Un’ora di logopedia, un’ora di psicomotricità a settimana. Appena ricevuta la diagnosi le consegne sono state queste perché queste, più o meno, sono le cose che ti passano le ASL (non in tutti i casi: nel nostro va peggio perché la neuropsicomotricità è esclusa). Qualche indicazione sommaria aggiuntiva e ci rivediamo al prossimo test.
In breve, eccoti da solo e senza alcuna cultura specifica a cercare di capire cosa fare per tuo figlio: non c’è un genitore capace di sedersi e aspettare che i risultati arrivino, altrimenti non si spiegherebbe perché i gruppi dedicati su Facebook pullulino di padri e madri in cerca di qualcosa di meglio, eppure sembra che ti stiano proprio suggerendo di metterti comodo e stare a vedere che succede.
La riprova è che tanti di genitori, me compresa, a un certo punto si sono trovati davanti un terapista o un neuropsichiatra o altro che ha pronunciato questa frase: “va bene, lei vuole aiutare suo figlio ma lei pensi a fare la madre, non a diventare terapista di suo figlio”.
Fare la madre? Cucinare, lavare i panni, portarla a scuola e soffiarle il naso? Girare come una trottola tra patronati, INPS e uffici da brava mamma passacarte? Cosa mi state dicendo quando mi suggerite di fare la madre? Di tenerla stretta e accarezzarle la testa e provare senza successo a consolarla quando i sensi prendono il sopravvento e la portano là dove nessuno può arrivare?
Giuro, non lo so cos’è che muova un’osservazione così insensata. L’amore non diminuisce se a un certo punto ti metti a tavolino con tuo figlio a fare quello che gli serve per capire meglio il mondo o esprimersi meglio, né svanisce se cogli ogni occasione di vita quotidiana per trasformarla in un momento di apprendimento o di evoluzione: chi fa ABA e chi decide di prendere in mano la situazione in generale sa di cosa sto parlando, sa che questi momenti non sono una “pausa terapia” avulsa dal resto della vita ma sono vita di tutti i giorni.
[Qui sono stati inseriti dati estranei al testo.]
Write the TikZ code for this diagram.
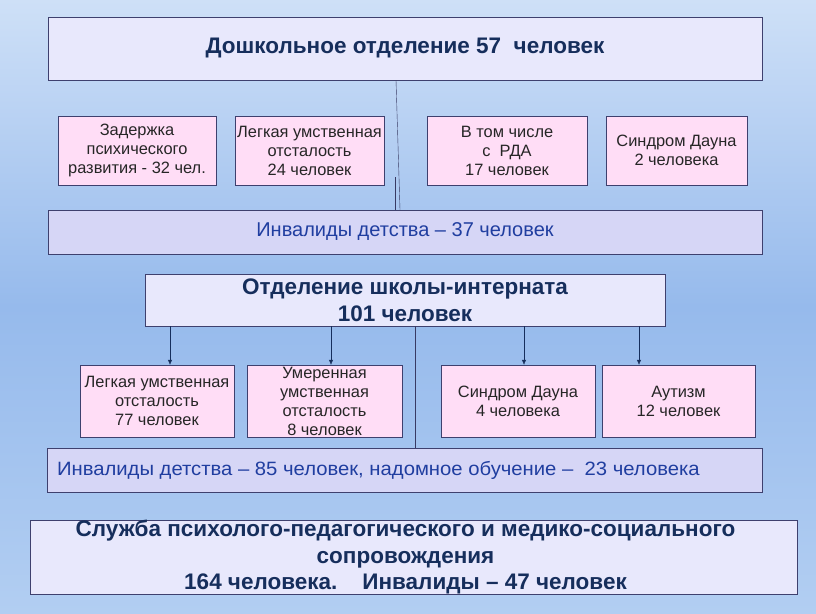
\documentclass[tikz,border=0pt]{standalone}
\usepackage{fontspec}
\setmainfont{Liberation Sans}
\newfontfamily\widefont[FakeStretch=1.05]{Liberation Sans}
\usetikzlibrary{positioning,arrows.meta}
\definecolor{navy}{RGB}{22,46,92}
\definecolor{invblue}{RGB}{32,62,160}
\definecolor{boxline}{RGB}{62,64,110}
\definecolor{lavender}{RGB}{232,232,252}
\definecolor{invfill}{RGB}{214,214,246}
\definecolor{pinkfill}{RGB}{255,221,246}
\definecolor{skytop}{RGB}{206,224,247}
\definecolor{skymid}{RGB}{150,186,236}
\definecolor{skybot}{RGB}{178,206,242}
\tikzset{
	headbox/.style={draw=boxline, fill=lavender, inner sep=0pt, align=center,
		text=navy, font=\fontsize{22.5}{27}\selectfont\bfseries},
	invbox/.style={draw=boxline, fill=invfill, inner sep=0pt, align=center,
		text=invblue, font=\fontsize{20}{24}\selectfont},
	pinkbox/.style={draw=boxline, fill=pinkfill, inner sep=0pt, align=center,
		text=black!85, font=\fontsize{16.4}{19}\selectfont},
	arr/.style={draw=navy, -{Latex[length=5pt,width=4.5pt]}},
	link/.style={draw=boxline!90!black},
}
\begin{document}
\begin{tikzpicture}[x=1pt, y=-1pt]
	\shade[top color=skytop, bottom color=skybot, middle color=skymid] (0,0) rectangle (816,613);
	\useasboundingbox (0,0) rectangle (816,613);
	% preschool part
	\node[headbox, minimum width=714pt, minimum height=63pt] (pre) at (405,48.5) {Дошкольное отделение 57\ \ человек};
	\node[pinkbox, minimum width=158pt, minimum height=69pt] (zpr) at (137,150.5) {Задержка\\психического\\развития - 32 чел.};
	\node[pinkbox, minimum width=149pt, minimum height=69pt] (lum) at (309.5,150.5) {Легкая умственная\\отсталость\\24 человек};
	\node[pinkbox, minimum width=160pt, minimum height=69pt] (rda) at (507,150.5) {В том числе\\с\ \ РДА\\17 человек};
	\node[pinkbox, minimum width=141pt, minimum height=69pt] (daun) at (676.5,150.5) {Синдром Дауна\\2 человека};
	\node[invbox, minimum width=714pt, minimum height=44pt] (inv) at (405,232) {Инвалиды детства – 37 человек};
	\coordinate (mark) at (395,177);
	\draw[link] ([xshift=-9pt]pre.south) -- ([xshift=-5pt]inv.north);
	\draw[link] (mark) -- (mark |- inv.north);
	% school part
	\node[headbox, minimum width=520pt, minimum height=52pt] (school) at (405,300) {Отделение школы-интерната\\101 человек};
	\node[pinkbox, minimum width=154pt, minimum height=72pt] (lum2) at (157,401) {Легкая умственная\\отсталость\\ 77 человек};
	\node[pinkbox, minimum width=155pt, minimum height=72pt] (umo) at (324.5,401) {Умеренная\\умственная\\отсталость\\8 человек};
	\node[pinkbox, minimum width=154pt, minimum height=72pt] (daun2) at (518,401) {Синдром Дауна\\4 человека};
	\node[pinkbox, minimum width=153pt, minimum height=72pt] (aut) at (678.5,401) {Аутизм\\12 человек};
	\foreach \kid/\dx in {lum2/13, umo/6.5, daun2/6, aut/-39.5}
		\draw[arr] ([xshift=\dx pt]school.south -| \kid) -- ([xshift=\dx pt]\kid.north);
	\node[invbox, minimum width=715pt, minimum height=44pt] (inv2) at (404.5,470) {};
	\node[anchor=west, text=invblue, inner sep=0pt, font=\widefont\fontsize{19.3}{24}\selectfont] (inv2txt) at ([xshift=10pt]inv2.west) {Инвалиды детства – 85 человек, надомное обучение –\ \ 23 человека};
	\draw[link] ([xshift=10pt]school.south) -- ([xshift=10.5pt]inv2.north);
	% support service
	\node[headbox, minimum width=767pt, minimum height=74pt] (sluzhba) at (413.5,557) {};
	\node[text=navy, align=center, inner sep=0pt, font=\fontsize{22.5}{26.5}\selectfont\bfseries] (sluzhbatxt) at ([xshift=-8pt]sluzhba.center) {Служба психолого-педагогического и медико-социального\\сопровождения\\164 человека.\ \ \ \ Инвалиды – 47 человек};
\end{tikzpicture}
\end{document}
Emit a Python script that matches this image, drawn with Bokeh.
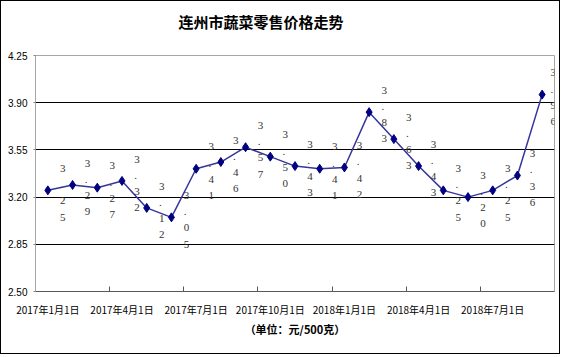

Garantisco: l’amore non diminuisce e mia figlia non porterà per sempre in sé una ferita da madre-terapista.
Ognuno prende le sue decisioni e io so molto bene cosa voglio e cosa no: non voglio aspettare l’evoluzione naturale di mia figlia perché so che non sarà mai abbastanza, non credo nel potere di abbracci e affetto e carezze e passeggiate nella natura, credo sia mio dovere costruire sull’amore attraverso il lavoro perché è questo lavoro che ha gettato un ponte tra e me questa Bruna misteriosa e ci ha permesso di capirci a vicenda mentre prima, seppure madre e figlia e sangue del reciproco sangue e tutta quella roba lì, vivevamo in due universi che si sfioravano appena.
L’interpretazione del ruolo di genitore di figlio disabile, mi pare da quel che leggo e sento, genera un equivoco corposo: quando reclamiamo più interventi sensati e convenzionati per i nostri figli non significa che vogliamo consegnarli al terapista di turno e aspettare che avvenga il miracolo. L’opposto, semmai: avere il sollievo di non doversi accollare al 100% costi inimmaginabili dà la serenità indispensabile per fare quello che conta: pensare, studiare, prendersi cura con cognizione di causa di un figlio. Ma se il suggerimento di “fare il genitore” arriva proprio da chi dovrebbe favorire una cultura di continuità tra quel che succede a terapia e quel che accade a casa, allora siamo ancora a distanze siderali da una realtà che includa e operi davvero per migliorare la vita e la sua qualità a chi più ne ha bisogno: in questo senso anche la migliore legge (che comunque non c’è), non sarebbe abbastanza.